The 85-year-old Hungarian-born New Yorker had planned to attend his first-ever Democratic convention here to watch Clinton, with whom he has a 25-year relationship, accept the Democratic presidential nomination on Thursday. But an associate said he decided to cancel the trip this week because Soros, who recently returned to active trading, felt he needed to closely monitor the economic situation in Europe.

Nonetheless, people close to Soros say he seems more politically engaged than he’s been in years, motivated they say by a combination of faith in Clinton and fear of her GOP rival Donald Trump, who Soros has accused of “doing the work of ISIS” by stoking fears.

Soros’s political adviser Michael Vachon said his boss “has been a consistent donor to Democratic causes, but this year the political stakes are exceptionally high.” Vachon added: “They were high even before Trump became the nominee because of the hostility on the other side toward many of the issues George cares most about and has worked to support for many years, including immigration reform, criminal justice reform and religious tolerance.”

The willingness of Soros to turn on the cash spigot full force to beat Trump is seen in Democratic finance circles as a very good sign for Clinton.
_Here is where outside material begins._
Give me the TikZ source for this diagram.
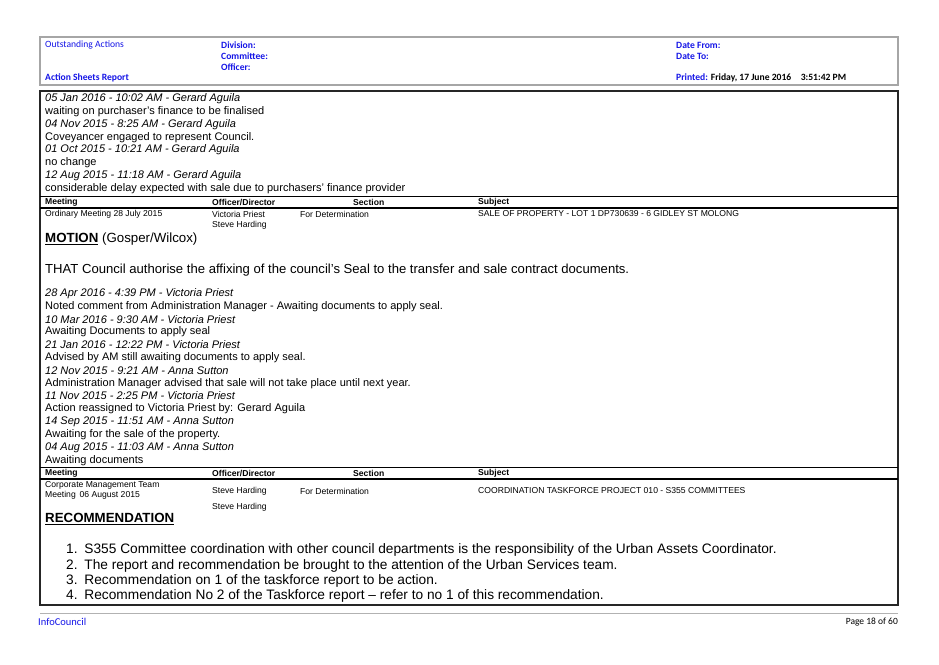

Perhaps more than any other donor on the left, Soros is seen as having the potential to catalyze giving by others rich activists.

To be sure, other elite liberal donors are also stroking big checks, including San Francisco environmentalist Tom Steyer (who has donated $31 million in 2016, albeit almost entirely to a super PAC he controls), New York hedge funder Don Sussman ($13.2 million to various campaigns and committees) and media moguls Haim Saban and Fred Eychaner ($11.1 million each). But few have the bellwether effect of Soros.

The cumulative effect of the mobilization of the left’s richest benefactors has helped Clinton’s campaign and its allied outside groups mount a massive financial advantage over committees backing Trump, who is regarded with suspicion at best by the GOP donor class. That’s allowed Clinton and her allies to build a humming campaign machine that dwarfs Trump’s.

Soros has had a hand in funding many pieces of that.

Through the end of June, Soros had donated $7 million to a super PAC supporting Clinton called Priorities USA Action, according to FEC filings, making it the biggest recipient of his political largesse this cycle. And three Democratic operatives say he’s considering donating another $3 million to the group.

FEC records also show Soros gave $2 million to American Bridge 21st Century, an opposition research super PAC that has been targeting Trump and other Republican candidates, and $700,000 to an assortment of Democratic party committees, PACs and campaigns, including Clinton’s.